### The data

※ ※ ※

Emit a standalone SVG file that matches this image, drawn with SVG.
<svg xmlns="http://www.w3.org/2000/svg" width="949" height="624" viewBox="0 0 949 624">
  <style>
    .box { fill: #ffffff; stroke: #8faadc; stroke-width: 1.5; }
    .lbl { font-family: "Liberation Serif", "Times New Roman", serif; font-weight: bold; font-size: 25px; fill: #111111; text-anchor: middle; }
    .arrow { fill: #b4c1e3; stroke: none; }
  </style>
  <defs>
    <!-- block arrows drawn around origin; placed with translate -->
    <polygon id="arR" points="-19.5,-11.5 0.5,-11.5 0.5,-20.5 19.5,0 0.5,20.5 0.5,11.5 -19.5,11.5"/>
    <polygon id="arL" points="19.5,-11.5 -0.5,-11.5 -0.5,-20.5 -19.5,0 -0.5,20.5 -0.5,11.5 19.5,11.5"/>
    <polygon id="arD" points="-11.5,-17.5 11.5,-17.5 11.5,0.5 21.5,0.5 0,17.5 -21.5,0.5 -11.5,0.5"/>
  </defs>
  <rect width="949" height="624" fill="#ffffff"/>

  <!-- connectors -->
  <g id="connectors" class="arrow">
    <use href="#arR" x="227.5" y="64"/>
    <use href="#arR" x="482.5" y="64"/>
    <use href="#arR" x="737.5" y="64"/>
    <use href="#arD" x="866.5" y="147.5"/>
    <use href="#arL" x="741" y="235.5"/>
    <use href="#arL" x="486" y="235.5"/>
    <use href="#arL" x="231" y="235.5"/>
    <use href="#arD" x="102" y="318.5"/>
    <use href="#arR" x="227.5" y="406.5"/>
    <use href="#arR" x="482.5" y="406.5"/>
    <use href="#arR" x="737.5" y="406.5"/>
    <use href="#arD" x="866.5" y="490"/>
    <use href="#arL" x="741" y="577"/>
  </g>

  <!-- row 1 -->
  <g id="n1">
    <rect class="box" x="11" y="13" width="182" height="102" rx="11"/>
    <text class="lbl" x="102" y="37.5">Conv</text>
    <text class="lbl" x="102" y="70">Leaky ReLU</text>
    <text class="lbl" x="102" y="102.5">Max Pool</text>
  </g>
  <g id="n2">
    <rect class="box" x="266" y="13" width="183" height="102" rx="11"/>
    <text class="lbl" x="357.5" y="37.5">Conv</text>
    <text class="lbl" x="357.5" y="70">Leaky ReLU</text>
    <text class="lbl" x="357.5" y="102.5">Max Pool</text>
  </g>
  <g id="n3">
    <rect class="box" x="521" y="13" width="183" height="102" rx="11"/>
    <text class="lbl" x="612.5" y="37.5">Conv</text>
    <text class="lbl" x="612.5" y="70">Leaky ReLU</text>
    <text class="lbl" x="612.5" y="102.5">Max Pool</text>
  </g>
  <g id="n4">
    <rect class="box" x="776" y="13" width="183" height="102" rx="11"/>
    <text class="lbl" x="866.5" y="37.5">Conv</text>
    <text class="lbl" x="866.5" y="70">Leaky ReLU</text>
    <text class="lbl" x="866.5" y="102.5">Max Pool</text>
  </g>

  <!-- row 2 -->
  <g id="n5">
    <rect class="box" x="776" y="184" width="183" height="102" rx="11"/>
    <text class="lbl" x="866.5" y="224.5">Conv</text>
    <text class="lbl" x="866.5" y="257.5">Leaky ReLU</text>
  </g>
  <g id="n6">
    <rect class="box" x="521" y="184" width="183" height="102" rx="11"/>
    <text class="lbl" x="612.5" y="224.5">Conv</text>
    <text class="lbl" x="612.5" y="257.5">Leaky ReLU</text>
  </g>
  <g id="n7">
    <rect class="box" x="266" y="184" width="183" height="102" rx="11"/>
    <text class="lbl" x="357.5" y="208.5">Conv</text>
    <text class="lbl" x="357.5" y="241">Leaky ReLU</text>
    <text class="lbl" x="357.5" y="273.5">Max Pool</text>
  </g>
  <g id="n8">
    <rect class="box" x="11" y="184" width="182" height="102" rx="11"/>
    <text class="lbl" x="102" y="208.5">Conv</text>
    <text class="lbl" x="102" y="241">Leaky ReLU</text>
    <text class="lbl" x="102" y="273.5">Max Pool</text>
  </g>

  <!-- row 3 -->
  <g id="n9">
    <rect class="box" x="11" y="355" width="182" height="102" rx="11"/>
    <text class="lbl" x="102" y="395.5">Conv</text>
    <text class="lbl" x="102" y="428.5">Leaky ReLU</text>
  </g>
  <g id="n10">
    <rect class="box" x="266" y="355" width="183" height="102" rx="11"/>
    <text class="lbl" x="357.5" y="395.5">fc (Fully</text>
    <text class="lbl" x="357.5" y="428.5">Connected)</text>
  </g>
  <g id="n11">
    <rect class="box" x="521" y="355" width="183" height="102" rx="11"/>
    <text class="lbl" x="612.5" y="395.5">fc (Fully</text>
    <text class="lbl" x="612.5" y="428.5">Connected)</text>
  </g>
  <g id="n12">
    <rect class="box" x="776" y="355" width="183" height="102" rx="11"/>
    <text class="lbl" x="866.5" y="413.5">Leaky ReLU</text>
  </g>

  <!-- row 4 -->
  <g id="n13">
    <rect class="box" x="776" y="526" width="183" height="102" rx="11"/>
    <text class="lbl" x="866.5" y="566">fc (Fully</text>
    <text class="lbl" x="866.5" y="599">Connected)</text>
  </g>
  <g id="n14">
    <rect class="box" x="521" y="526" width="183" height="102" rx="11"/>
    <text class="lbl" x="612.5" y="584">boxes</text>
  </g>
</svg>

※ ※ ※

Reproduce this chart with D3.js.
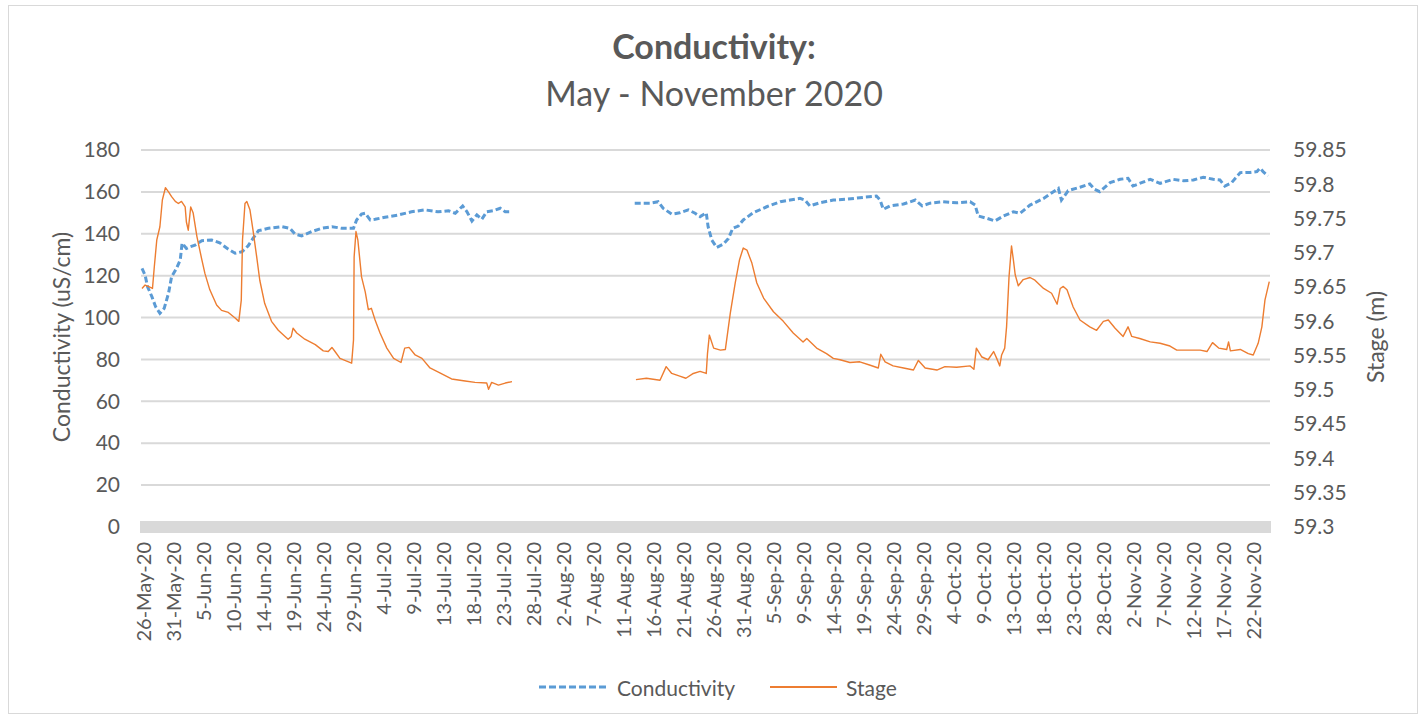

※ ※ ※

### Task to complete
Pick out all lines from the data above in which the word "drawn" appears.

### Correct output
Emit a standalone SVG file that matches this image, drawn with SVG.
    <!-- block arrows drawn around origin; placed with translate -->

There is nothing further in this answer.